Fears of a China economic slowdown appear to be weighing on the metals and mining sector, although it remains to be seen how long this group will underperform the rest of the stock market.

The chart below shows how much metals and mining stocks, represented by the SPDR S&P Metals and Mining ETF (XME), have lagged the S&P 500 since late February.

Source: Google Finance

Individual stocks in the group are showing negative charts. Most of the ones you’ll see here are breaking down from triangle patterns, something technical analysts believe points to the possibility of more declines.

What’s weighing on this group is economic worries about China, says investment advisor Josh Brown, who has been negative on the group for much of the year. He wrote this week, “I can’t think of any reason why you’d want to be leaning into this sector, and the valuation arguments are not compelling. … Right now I think they’re in no-man’s land and earnings revisions will be to the downside if China deteriorates even further.”
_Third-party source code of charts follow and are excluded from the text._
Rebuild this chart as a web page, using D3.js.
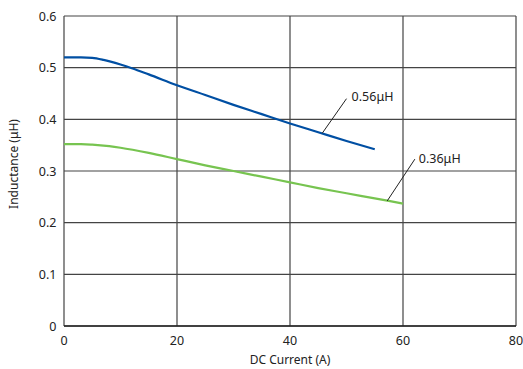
<!DOCTYPE html>
<html><head><meta charset="utf-8">
<script src="https://cdn.jsdelivr.net/npm/d3@7"></script>
<style>body{margin:0;background:#fff}svg text{font-family:"Noto Sans",sans-serif;fill:#222}</style>
</head><body><svg id="c" width="523" height="369"></svg>
<script>
const xTicks=[0,20,40,60,80];
const yTicks=[0,0.1,0.2,0.3,0.4,0.5,0.6];
const blueX=[0,3,5,7,10,12,15,20,25,30,35,40,45,50,55];
const blueY=[0.52,0.52,0.519,0.515,0.506,0.499,0.487,0.466,0.447,0.428,0.41,0.392,0.375,0.358,0.342];
const greenX=[0,3,5,8,10,15,20,25,30,35,40,45,50,55,60];
const greenY=[0.352,0.352,0.351,0.348,0.345,0.335,0.323,0.311,0.3,0.289,0.278,0.267,0.257,0.247,0.237];
const labels=["0.56μH","0.36μH"];

const svg=d3.select("#c");
const x=d3.scaleLinear().domain([0,80]).range([64,516]);
const y=d3.scaleLinear().domain([0,0.6]).range([326,16]);

svg.append("g").selectAll("line").data(xTicks).join("line")
 .attr("x1",d=>x(d)).attr("x2",d=>x(d)).attr("y1",y(0)).attr("y2",y(0.6))
 .attr("stroke","#444").attr("stroke-width",1.2);
svg.append("g").selectAll("line").data(yTicks).join("line")
 .attr("x1",x(0)).attr("x2",x(80)).attr("y1",d=>y(d)).attr("y2",d=>y(d))
 .attr("stroke","#444").attr("stroke-width",1.2);
svg.append("line").attr("x1",x(0)).attr("x2",x(80)).attr("y1",y(0)).attr("y2",y(0)).attr("stroke","#222").attr("stroke-width",1.5);

svg.append("g").selectAll("text").data(xTicks).join("text")
 .attr("x",d=>x(d)).attr("y",345).attr("text-anchor","middle").attr("font-size",12.5).text(d=>d);
svg.append("g").selectAll("text").data(yTicks).join("text")
 .attr("x",56.5).attr("y",d=>y(d)+4.5).attr("text-anchor","end").attr("font-size",12.5).text(d=>d===0?"0":d3.format(".1f")(d));

svg.append("text").attr("x",x(40)).attr("y",364).attr("text-anchor","middle").attr("font-size",12).text("DC Current (A)");
svg.append("text").attr("transform",`translate(18,${y(0.3)-7}) rotate(-90)`).attr("text-anchor","middle").attr("font-size",12).text("Inductance (μH)");

const line=d3.line().x(d=>x(d[0])).y(d=>y(d[1])).curve(d3.curveMonotoneX);
svg.append("path").datum(blueX.map((v,i)=>[v,blueY[i]])).attr("d",line).attr("fill","none").attr("stroke","#004fa3").attr("stroke-width",2.2);
svg.append("path").datum(greenX.map((v,i)=>[v,greenY[i]])).attr("d",line).attr("fill","none").attr("stroke","#77c450").attr("stroke-width",2.2);

const leaders=[{x1:45.7,y1:0.373,x2:50,y2:0.44,tx:50.9,ty:0.435,t:labels[0]},
               {x1:57.2,y1:0.242,x2:62.1,y2:0.323,tx:62.8,ty:0.315,t:labels[1]}];
leaders.forEach(l=>{
 svg.append("line").attr("x1",x(l.x1)).attr("y1",y(l.y1)).attr("x2",x(l.x2)).attr("y2",y(l.y2)).attr("stroke","#222").attr("stroke-width",1);
 svg.append("text").attr("x",x(l.tx)).attr("y",y(l.ty)).attr("font-size",12.5).text(l.t);
});
</script></body></html>
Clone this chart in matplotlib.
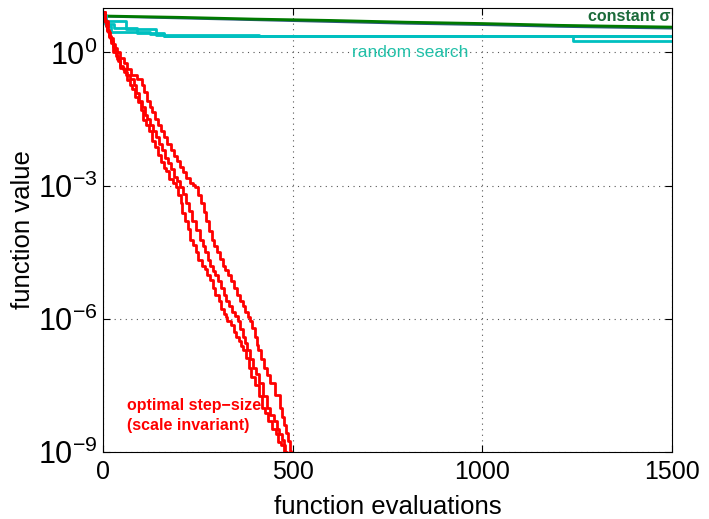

Yet here’s something long-term investors might want to think about and watch. What you’ll see in the chart below is the performance of XME, in blue, and the S&P 500, in red.

Source: Google Finance

You’ll notice two periods where XME significantly lagged the overall market’s performance. One was roughly an eight-month period starting in 2006 and early 2007. The other was another seven-to-eight-month period starting in the fall of 2008, as stock markets began to stabilize after the crash.

As Brown points out, there is little evidence to suspect XME outperformance again soon.

That said, it will be interesting to watch for signs that a lagging XME relative to the S&P 500 could again be roughly a 7-to-8-month phenomenon.